Extracting the protocol data can include removing the payload data from its packet by stripping off all the protocol overhead from TFTP and higher layers such as from UDP, IP, and Ethernet to obtain raw data for the file. As mentioned above, this data can then be conformed to a second protocol for sending to the target device 204. Conforming the data to the second protocol can include re-packaging the data in compliance with the second protocol. The second protocol can be any suitable communication protocol, including TFTP. According, in one example, the data obtained from the data packets is re-packaged and sent to the target device 204 in compliance with TFTP in a different TFTP session from the TFTP session used for transfer of the file from the second TFTP agent 210 to the first TFTP agent 208. In another example, the second protocol can be a simple protocol where limited overhead information is sent to the target device 204 in order to reduce the time required to send the data.
After the first TFTP agent 208 receives the last data packet for the file and ends the TFTP session, the first TFTP agent 208 can perform the above process of extracting, conforming, and sending on the remaining data packets for which this process has not been completed. In this way, the data for the file can be transferred from the first TFTP agent 208 to the target device 204.
In examples including multiple intermediary devices, any of the intermediary devices can be configured with the functionality of the first TFTP agent 208 described herein. In a particular implementation having multiple intermediary devices, the intermediary device that is coupled directly to the data loading device 202 is configured with the functionality of the first TFTP agent 208.
The instructions 304-1 on the data loader device 202 and the instructions 304-2 on the intermediary device 206 include UDP/IP instructions 314. The UDP/IP instructions 314 implements the UDP/IP suite of protocols and enables application-layer instructions 315 to communicate over the communication medium 312 using the UDP/IP suite of protocols. The UDP/IP instructions 314 also include respective TFTP instructions 316-1, 316-2. The TFTP instructions 316-1 on the data loader device 202 is configured to implement the second TFTP agent 210 as described here and the TFTP instructions 316-2 on the intermediary device 206 is configured to implement the first TFTP agent 208 as describe here. In general, the TFTP instructions 316-1, 316-2 includes standard TFTP functionality 318 that implements standard TFTP as described above with respect to
Although the TFTP instructions 316-1, 316-2 is logically considered to be a part of the UDP/IP instructions 314, at least a part of the TFTP instructions 316-1, 316-2 can be integrated directly into an item of instructions that is otherwise considered to reside outside of the UDP/IP instructions 314 (for example, application layer instructions 315). Also at least a part of the TFTP instructions 316-1, 316-2 can be implemented as a library (or other similar mechanism) that other instructions (for example, application-layer instructions 315) can link to in order to use the TFTP instructions 316-1, 316-2.

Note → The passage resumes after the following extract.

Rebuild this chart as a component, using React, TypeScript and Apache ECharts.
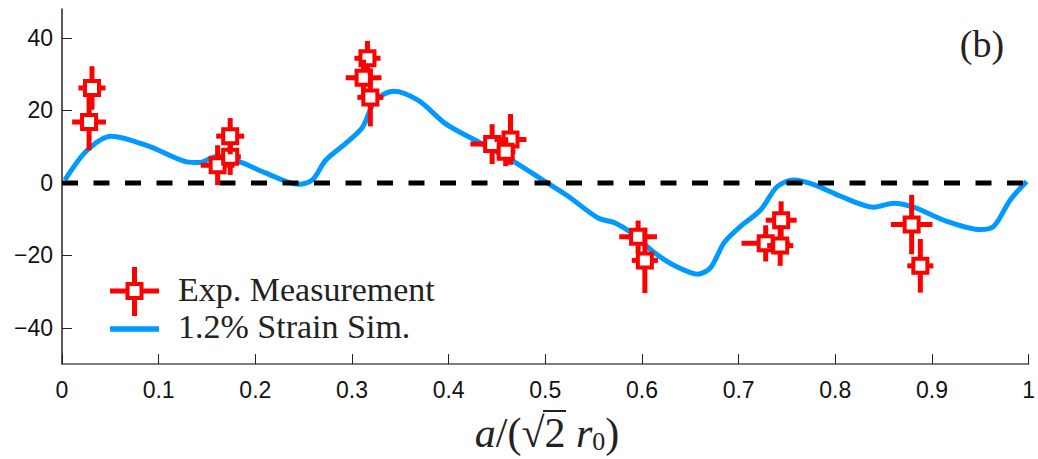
import React, { useEffect, useRef } from "react";
import * as echarts from "echarts";

// Simulation curve (1.2% strain)
const simX = [0.003, 0.026, 0.051, 0.091, 0.129, 0.142, 0.159, 0.184, 0.211, 0.245, 0.259, 0.273, 0.2935, 0.311, 0.324, 0.343, 0.369, 0.397, 0.431, 0.465, 0.4997, 0.5237, 0.5546, 0.5718, 0.589, 0.613, 0.634, 0.658, 0.671, 0.685, 0.702, 0.723, 0.74, 0.757, 0.778, 0.8055, 0.84, 0.8605, 0.881, 0.9155, 0.95, 0.964, 0.981, 0.998];
const simY = [0.8, 9, 12.9, 10, 5.8, 5.6, 7.2, 5.8, 2.7, -0.4, 0.8, 6.3, 10.9, 15.4, 22.7, 25.3, 22.7, 16.3, 11.3, 6.3, 0.4, -3.7, -9.7, -11, -13.8, -19.3, -22.9, -25.2, -23.4, -16.5, -12, -7.4, -1, 0.8, -0.5, -3.7, -6.7, -5.6, -6.7, -10.6, -12.9, -12, -4.7, 0.4];

// Experimental measurements with error bars
const expX = [0.031, 0.028, 0.161, 0.174, 0.174, 0.316, 0.312, 0.319, 0.445, 0.464, 0.459, 0.596, 0.603, 0.744, 0.728, 0.743, 0.879, 0.888];
const expY = [26.2, 16.8, 4.9, 7.2, 12.9, 34.4, 29.0, 23.6, 10.7, 12.0, 8.6, -14.9, -21.4, -10.3, -16.7, -17.3, -11.5, -22.9];
const xErr = [0.014, 0.0175, 0.0175, 0.011, 0.0145, 0.0135, 0.0185, 0.0135, 0.0225, 0.0165, 0.01, 0.0195, 0.0135, 0.016, 0.025, 0.0135, 0.0215, 0.0135];
const yErr = [6, 7.8, 5.5, 5, 5, 4.8, 5, 8, 5.5, 7, 4, 4.5, 9, 5.2, 5, 5.6, 8.2, 7.4];

// Reference line at zero
const refX = [0, 1];
const refY = [0, 0];

const yTicks = [-40, -20, 0, 20, 40];

const RED = "#ff0000";
const BLUE = "#0099ff";

export default function App() {
  const ref = useRef<HTMLDivElement>(null);
  useEffect(() => {
    if (!ref.current) return;
    const chart = echarts.init(ref.current, null, { renderer: "svg" });
    const expData = expX.map((x, i) => [x, expY[i], xErr[i], yErr[i]]);
    chart.setOption({
      animation: false,
      grid: { left: 62, right: 6, top: 9, bottom: 95, containLabel: false },
      xAxis: {
        type: "value",
        min: 0,
        max: 1,
        interval: 0.1,
        axisLine: { show: true, onZero: false, lineStyle: { color: "#555", width: 1.5 } },
        axisTick: { show: true, inside: true, length: 10, lineStyle: { color: "#222", width: 1 } },
        axisLabel: {
          fontSize: 23,
          fontFamily: "Liberation Sans",
          color: "#111",
          margin: 14,
          formatter: (v: number) => String(Number(v.toFixed(1))),
        },
        splitLine: { show: false },
      },
      yAxis: {
        type: "value",
        min: -50,
        max: 48,
        axisLine: { show: true, lineStyle: { color: "#222", width: 1.5 } },
        axisTick: { show: true, inside: true, length: 10, customValues: yTicks, lineStyle: { color: "#222", width: 1 } },
        axisLabel: {
          fontSize: 23,
          fontFamily: "Liberation Sans",
          color: "#111",
          margin: 9,
          customValues: yTicks,
          formatter: (v: number) => String(v).replace("-", "\u2212"),
        },
        splitLine: { show: false },
      },
      series: [
        {
          type: "line",
          data: simX.map((x, i) => [x, simY[i]]),
          showSymbol: false,
          smooth: 0.3,
          lineStyle: { color: BLUE, width: 5 },
          z: 2,
        },
        {
          type: "line",
          data: refX.map((x, i) => [x, refY[i]]),
          showSymbol: false,
          lineStyle: { color: "#000", width: 5, type: [16, 15.5] },
          z: 3,
        },
        {
          type: "custom",
          data: expData,
          encode: { x: 0, y: 1 },
          z: 4,
          renderItem: (params: any, api: any) => {
            const x = api.value(0);
            const y = api.value(1);
            const ex = api.value(2);
            const ey = api.value(3);
            const c = api.coord([x, y]);
            const l = api.coord([x - ex, y]);
            const r = api.coord([x + ex, y]);
            const t = api.coord([x, y + ey]);
            const b = api.coord([x, y - ey]);
            return {
              type: "group",
              children: [
                { type: "line", shape: { x1: l[0], y1: c[1], x2: r[0], y2: c[1] }, style: { stroke: RED, lineWidth: 5 } },
                { type: "line", shape: { x1: c[0], y1: t[1], x2: c[0], y2: b[1] }, style: { stroke: RED, lineWidth: 5 } },
                { type: "rect", shape: { x: c[0] - 7, y: c[1] - 7, width: 14, height: 14 }, style: { fill: "#fff", stroke: RED, lineWidth: 4 } },
              ],
            };
          },
        },
      ],
      graphic: [
        { type: "line", shape: { x1: 110, y1: 291, x2: 159, y2: 291 }, style: { stroke: RED, lineWidth: 5 } },
        { type: "line", shape: { x1: 134.5, y1: 267, x2: 134.5, y2: 316 }, style: { stroke: RED, lineWidth: 5 } },
        { type: "rect", shape: { x: 127.5, y: 284, width: 14, height: 14 }, style: { fill: "#fff", stroke: RED, lineWidth: 4 } },
        { type: "line", shape: { x1: 110, y1: 329, x2: 159, y2: 329 }, style: { stroke: BLUE, lineWidth: 5.5 } },
        {
          type: "text",
          x: 178,
          y: 289,
          style: { text: "Exp. Measurement", font: "34px 'Liberation Serif'", fill: "#222", textVerticalAlign: "middle" },
        },
        {
          type: "text",
          x: 178,
          y: 326,
          style: { text: "1.2% Strain Sim.", font: "34px 'Liberation Serif'", fill: "#222", textVerticalAlign: "middle" },
        },
        {
          type: "text",
          x: 982,
          y: 44,
          style: { text: "(b)", font: "38px 'Liberation Serif'", fill: "#222", textAlign: "center", textVerticalAlign: "middle" },
        },
        {
          type: "text",
          x: 547,
          y: 433,
          style: {
            text: "{i|a}/(√2 {i|r}{s|0})",
            fontFamily: "Liberation Serif",
            fontSize: 42,
            fill: "#222",
            textAlign: "center",
            textVerticalAlign: "middle",
            rich: {
              i: { fontFamily: "Liberation Serif", fontStyle: "italic", fontSize: 42, fill: "#222" },
              s: { fontFamily: "Liberation Serif", fontSize: 26, fill: "#222", verticalAlign: "bottom", padding: [16, 0, 0, 0] },
            },
          },
        },
        { type: "line", shape: { x1: 543, y1: 411, x2: 566, y2: 411 }, style: { stroke: "#222", lineWidth: 2 } },
      ],
    });
    return () => chart.dispose();
  }, []);
  return <div ref={ref} style={{ position: "absolute", left: 0, top: 0, width: 1038, height: 459 }} />;
}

The instructions 304-3 on the target device 204 can include second communication protocol instructions 322 that are configured to implement the second communication protocol for transfer of data from the intermediary device 206 to the target device 204. The instructions 304-2 on the intermediary device 206 can also be configured to implement the second communication protocol to transfer data received during a TFTP session from the data loading device 202 to the target device 204.
In an example, each of the target devices 204 communicates with the intermediary device 206 using the same communication protocol. In such an example, the first TFTP agent 208 can conform the extracted data according to said same communication protocol and send a copy of the conformed to each target device 204. In another example, one or more disparate communication protocols can be used for different target devices 204 and the intermediary device 206 creates multiple copies of the extracted data conforms each copy of the extracted data in compliance with a communication protocol used by one or more of the target devices 204 before sending to correspondingly conformed data to each target device 204.
If the target device 206 does not receive the expected data, the target device 204 can send a NAK back to the first TFTP agent 208 on the intermediary device 206. The network device 502 can obtain the NAK from the target device 204 and forward the NAK to the intermediary device 206. Upon receiving the NAK, the first TFTP agent 208 can take action to re-send the expected data to the target device 204. In an example, the intermediary device 206 temporarily stores some or all of the payload data extracted from the data packets in the media 306 or in the memory 308. To re-send the expected data to the target device, the first TFTP agent 208 can retrieve the expected data from temporary storage in media 306 or memory 308, conform the expected data to the second communication protocol, and send the expected data to the target device 204. In some implementations of such an example, the first TFTP agent 208 can temporarily store all payload data that has been extracted and has not been successfully received at the target device 204. That is, the first TFTP agent 208 can temporarily store all payload data that has been extracted, and continually remove from the temporary storage any payload data that has been successfully received at the target device 204. The first TFTP agent 208 can determine if given payload data has been successfully received based on an ACK received from the target device 204 or the lack of a NAK received at the target device 204 (for example, if no NAK is received at the first TFTP agent 208 within a period of time after sending the data or within a period of time after sending subsequent data). In other implementations, the first TFTP agent 208 can temporarily store all payload data extracted until all the payload data has been successfully received at the target device 204. In another example, instead of temporarily storing the extracted payload data, the first TFTP agent 208 can, after receiving all the data blocks for the file from the second TFTP agent 210 and ending that TFTP session. Initiate another transfer of the file by sending a read-request for the file to the data loading device 202. Upon receiving data blocks for the file, the first TFTP agent 208 can re-send all the payload data or only the portions of the payload data not successfully received by the target device 204. Any of the above methods for re-sending data to the target device 204 can be extended to include multiple target devices 204.
Although specific embodiments have been illustrated and described herein, it will be appreciated by those of ordinary skill in the art that any arrangement, which is calculated to achieve the same purpose, may be substituted for the specific embodiments shown. In particular, although system 200, 400, 500, and 600 have been illustrated as distinct systems, it should be understood that any and all of the features described with respect to systems 400, 500, and 600 can be incorporated into system 200.